To be sure, you can always A/B test the same ad on different audiences to see which audience performs better.
8. Mobile first!
Nearly 40% of shoppers make informed purchase decisions via their mobile devices. To capitalize on this growing opportunity you need to start investing in mobile marketing. People expect a seamless shopping experience from seeing the advertisement to checkout. I mentioned above that mobile has extended the consumer journey. Google has famously dubbed this extension micro-moments, those fleeting windows when we are most open to making purchase decisions.
Screen shopping is the new window shopping even if it is just that impulse purchase. Is Adidas on to something?
9. Go live!
If you plan to host a Christmas party for your employees then why not extend the invite to your fans by broadcasting parts of the event on Facebook or Instagram Live. It will give people a front row seat into your company culture. If that’s not your thing you could host random giveaways or announce exclusive deals instead.

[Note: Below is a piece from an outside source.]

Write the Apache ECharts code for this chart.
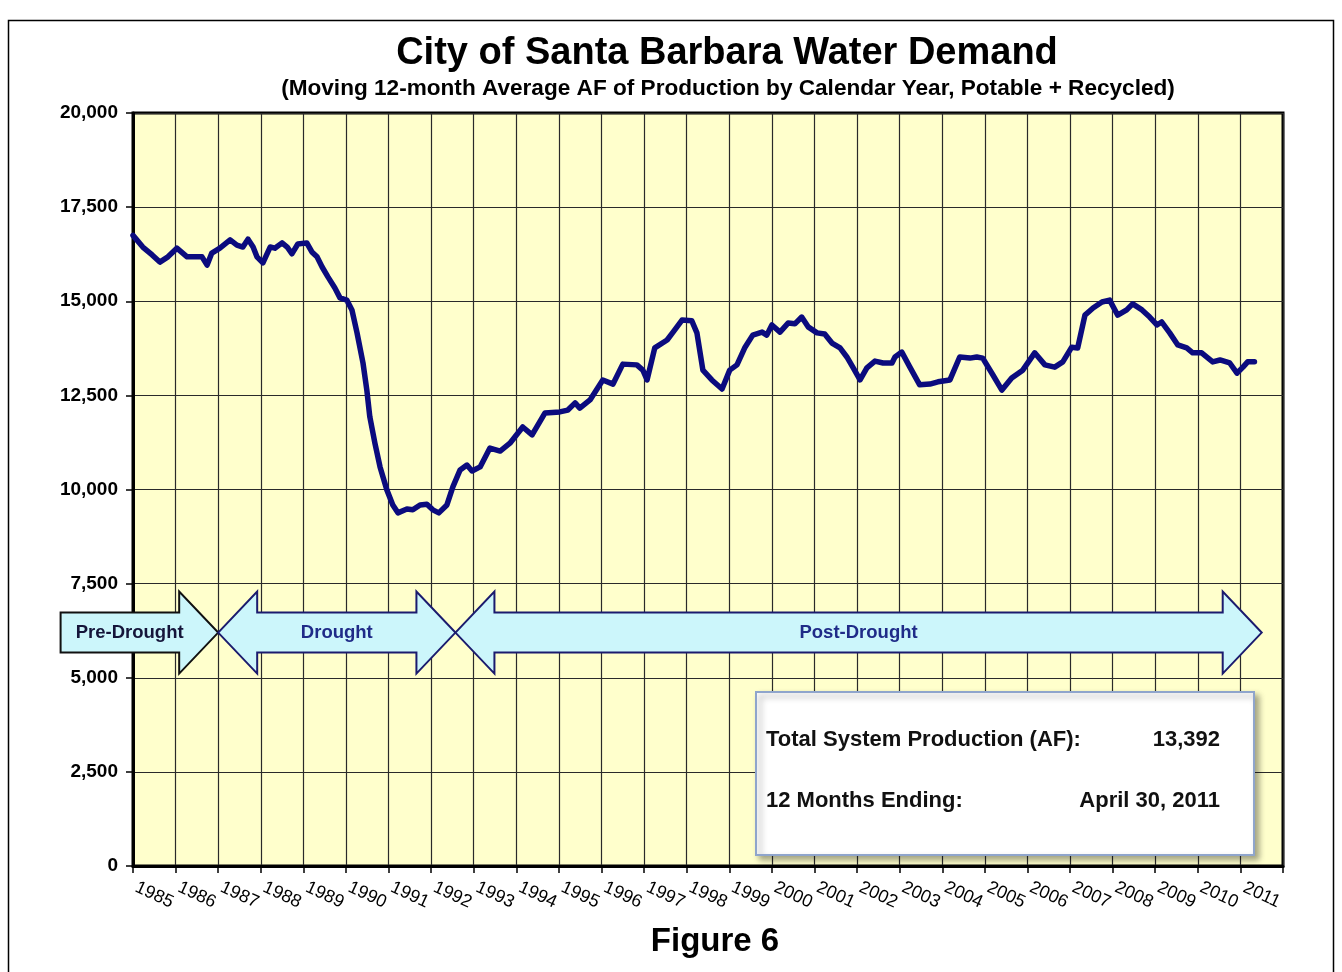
<!DOCTYPE html>
<html><head><meta charset="utf-8">
<script src="https://cdn.jsdelivr.net/npm/echarts@6/dist/echarts.min.js"></script>
<style>html,body{margin:0;padding:0;background:#fff}#c{width:1342px;height:972px}</style>
</head><body><div id="c"></div>
<script>
// ---- data ----
const yearLabels = ['1985','1986','1987','1988','1989','1990','1991','1992','1993','1994','1995','1996','1997','1998','1999','2000','2001','2002','2003','2004','2005','2006','2007','2008','2009','2010','2011'];
const sampleYears = [
 1985.00,1985.23,1985.45,1985.63,1985.82,1986.03,1986.27,1986.41,1986.62,1986.74,
 1986.85,1987.04,1987.28,1987.44,1987.58,1987.70,1987.82,1987.91,1988.05,1988.22,
 1988.33,1988.50,1988.62,1988.73,1988.87,1989.08,1989.20,1989.32,1989.44,1989.58,
 1989.74,1989.86,1990.02,1990.14,1990.26,1990.40,1990.49,1990.56,1990.68,1990.80,
 1990.96,1991.10,1991.22,1991.43,1991.57,1991.74,1991.90,1992.04,1992.18,1992.37,
 1992.51,1992.68,1992.84,1992.96,1993.15,1993.38,1993.62,1993.85,1994.15,1994.37,
 1994.67,1995.02,1995.21,1995.38,1995.49,1995.73,1996.03,1996.27,1996.50,1996.83,
 1996.97,1997.07,1997.25,1997.54,1997.68,1997.89,1998.12,1998.24,1998.38,1998.59,
 1998.83,1999.01,1999.18,1999.37,1999.55,1999.77,1999.88,2000.00,2000.19,2000.38,
 2000.54,2000.70,2000.85,2001.06,2001.24,2001.41,2001.60,2001.76,2001.90,2002.07,
 2002.23,2002.42,2002.61,2002.82,2002.89,2003.05,2003.24,2003.47,2003.71,2003.90,
 2004.18,2004.41,2004.65,2004.81,2004.95,2005.19,2005.40,2005.63,2005.89,2006.17,
 2006.41,2006.64,2006.83,2007.04,2007.18,2007.35,2007.54,2007.75,2007.93,2008.12,
 2008.33,2008.47,2008.69,2008.87,2009.04,2009.15,2009.34,2009.53,2009.74,2009.88,
 2010.09,2010.35,2010.52,2010.75,2010.92,2011.06,2011.17,2011.33];
const demandAF = [
 16750,16440,16230,16040,16180,16410,16180,16180,16180,15960,
 16280,16410,16630,16490,16440,16650,16440,16180,16020,16440,
 16410,16550,16440,16260,16520,16550,16310,16180,15910,15640,
 15350,15090,15030,14770,14160,13360,12640,11930,11230,10600,
 9990,9590,9380,9480,9460,9590,9610,9460,9380,9590,
 10070,10520,10650,10490,10600,11100,11020,11230,11660,11450,
 12030,12060,12110,12300,12160,12380,12910,12800,13330,13310,
 13170,12910,13760,13970,14180,14500,14480,14160,13170,12910,
 12670,13170,13310,13780,14100,14180,14100,14370,14180,14420,
 14400,14580,14320,14160,14130,13890,13760,13520,13250,12910,
 13230,13410,13360,13360,13520,13650,13250,12780,12800,12860,
 12910,13520,13490,13520,13490,13040,12640,12960,13170,13630,
 13310,13250,13390,13780,13760,14630,14820,14980,15030,14630,
 14770,14930,14770,14580,14370,14450,14160,13840,13760,13630,
 13630,13390,13440,13360,13090,13250,13390,13392];
const periodNames = ['Pre-Drought','Drought','Post-Drought'];
const periodStart = [1983.3, 1987.0, 1992.57];
const periodEnd = [1987.0, 1992.57, 2011.5];
const periodDoubleHeaded = [false, true, true];
const periodArrowLevel = 6200;
const summaryLabels = ['Total System Production (AF):', '12 Months Ending:'];
const summaryValues = ['13,392', 'April 30, 2011'];
const titleText = 'City of Santa Barbara Water Demand';
const subtitleText = '(Moving 12-month Average AF of Production by Calendar Year, Potable + Recycled)';
const figureText = 'Figure 6';

// ---- chart ----
const FONT = "'Liberation Sans', Arial, sans-serif";
const chart = echarts.init(document.getElementById('c'), null, {renderer: 'canvas'});
const option = {
  animation: false,
  backgroundColor: '#ffffff',
  grid: {left: 133, right: 59, top: 113, bottom: 106, show: true,
         backgroundColor: '#FFFFCC', borderColor: '#000', borderWidth: 3},
  xAxis: [{
    type: 'category', data: yearLabels, boundaryGap: true,
    axisLine: {show: true, lineStyle: {color: '#000', width: 3}},
    axisTick: {show: true, interval: 0, length: 7, lineStyle: {color: '#000', width: 1.5}},
    splitLine: {show: true, interval: 0, lineStyle: {color: '#2a2a2a', width: 1.2}},
    axisLabel: {interval: 0, rotate: -25, align: 'center', verticalAlign: 'middle',
                fontSize: 18, color: '#000', fontFamily: FONT, margin: 29}
  }, {
    type: 'value', min: 1985, max: 2012, show: false
  }],
  yAxis: {
    type: 'value', min: 0, max: 20000, interval: 2500,
    axisLine: {show: true, lineStyle: {color: '#000', width: 3}},
    axisTick: {show: true, length: 7, lineStyle: {color: '#000', width: 1.5}},
    splitLine: {show: true, lineStyle: {color: '#2a2a2a', width: 1.2}},
    axisLabel: {fontSize: 19, fontWeight: 'bold', color: '#000', fontFamily: FONT, margin: 15,
                formatter: v => v.toLocaleString('en-US')}
  },
  series: [{
    type: 'line', xAxisIndex: 1, yAxisIndex: 0,
    data: sampleYears.map((y, i) => [y, demandAF[i]]),
    showSymbol: false, symbol: 'none',
    lineStyle: {color: '#0B0B7E', width: 5.5, join: 'round', cap: 'round'},
    z: 5
  }]
};
chart.setOption(option);

const px = y => chart.convertToPixel({xAxisIndex: 1}, y);
const py = v => chart.convertToPixel({yAxisIndex: 0}, v);
const cy = py(periodArrowLevel);
const bodyH = 20, headH = 41, headL = 39;
const graphics = [];

periodNames.forEach((name, i) => {
  const x0 = px(periodStart[i]), x1 = px(periodEnd[i]);
  let pts, tx;
  if (periodDoubleHeaded[i]) {
    pts = [[x0, cy], [x0 + headL, cy - headH], [x0 + headL, cy - bodyH], [x1 - headL, cy - bodyH],
           [x1 - headL, cy - headH], [x1, cy], [x1 - headL, cy + headH], [x1 - headL, cy + bodyH],
           [x0 + headL, cy + bodyH], [x0 + headL, cy + headH]];
    tx = (x0 + x1) / 2;
  } else {
    pts = [[x0, cy - bodyH], [x1 - headL, cy - bodyH], [x1 - headL, cy - headH], [x1, cy],
           [x1 - headL, cy + headH], [x1 - headL, cy + bodyH], [x0, cy + bodyH]];
    tx = (x0 + x1 - headL / 2) / 2;
  }
  const stroke = i === 0 ? '#111111' : '#1B1B6E';
  graphics.push({type: 'polygon', z: 100, shape: {points: pts},
    style: {fill: '#CCF6FB', stroke: stroke, lineWidth: 2, lineJoin: 'miter'}});
  graphics.push({type: 'text', z: 101, x: tx, y: cy,
    style: {text: name, fontSize: 18.5, fontWeight: 'bold', fontFamily: FONT,
            fill: i === 0 ? '#15153A' : '#1F2B88', align: 'center', verticalAlign: 'middle'}});
});

// summary box
graphics.push({type: 'rect', z: 100, shape: {x: 756, y: 692, width: 498, height: 163},
  style: {fill: '#ffffff', stroke: '#8FA5CC', lineWidth: 2,
          shadowBlur: 6, shadowOffsetX: 4, shadowOffsetY: 4, shadowColor: 'rgba(0,0,0,0.35)'}});
summaryLabels.forEach((t, i) => {
  const y = 740 + i * 61;
  graphics.push({type: 'text', z: 101, x: 766, y: y,
    style: {text: t, fontSize: 22, fontWeight: 'bold', fontFamily: FONT, fill: '#111',
            align: 'left', verticalAlign: 'middle'}});
  graphics.push({type: 'text', z: 101, x: 1220, y: y,
    style: {text: summaryValues[i], fontSize: 22, fontWeight: 'bold', fontFamily: FONT, fill: '#111',
            align: 'right', verticalAlign: 'middle'}});
});

// titles
graphics.push({type: 'text', z: 101, x: 727, y: 54,
  style: {text: titleText, fontSize: 38, fontWeight: 'bold', fontFamily: FONT, fill: '#000',
          align: 'center', verticalAlign: 'middle'}});
graphics.push({type: 'text', z: 101, x: 728, y: 89,
  style: {text: subtitleText, fontSize: 22.6, fontWeight: 'bold', fontFamily: FONT, fill: '#000',
          align: 'center', verticalAlign: 'middle'}});
graphics.push({type: 'text', z: 101, x: 715, y: 942,
  style: {text: figureText, fontSize: 33, fontWeight: 'bold', fontFamily: FONT, fill: '#000',
          align: 'center', verticalAlign: 'middle'}});
// outer frame
graphics.push({type: 'rect', z: 99, shape: {x: 8.5, y: 20.5, width: 1325, height: 960},
  style: {fill: 'transparent', stroke: '#000', lineWidth: 1.5}});

chart.setOption({graphic: graphics});
</script>
</body></html>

10. Crises happen to the best of us
If you’ve been checking items off of your holiday campaign checklist as you’re reading this chances are you’re pretty well prepared. Right? Wrong. That’s what the universe wants you to think but you’re no less exposed to a social media crisis around the holidays. Go old school and prepare a call tree so whoever is on call during the holidays knows how to activate the right colleagues.
Also, equip yourself with pre-approved templates to calm people down until you’ve had time to figure out a PR game plan.
11. Post holidays
Allocate some budget for the weeks after New Year. Shoppers are right back at it on the first of the year and that is your chance to convert engaged customers into loyal customers. 45% of shoppers say they continue to shop in January to take advantage of post-holiday sales. Don’t let all your hard work acquiring new customers spiral downward. Consider introducing new product lines or special offers to keep the momentum with new demand generation and cross-sell opportunities.
There you have it. Make sure to build a strong foundation and make sure to address the basics first. NRF expects 2017 holiday retail sales to increase another 4% totaling up to $682 billion. That’s a whole lotta cash but you’re now in the loop about what you have to do to drive more sales.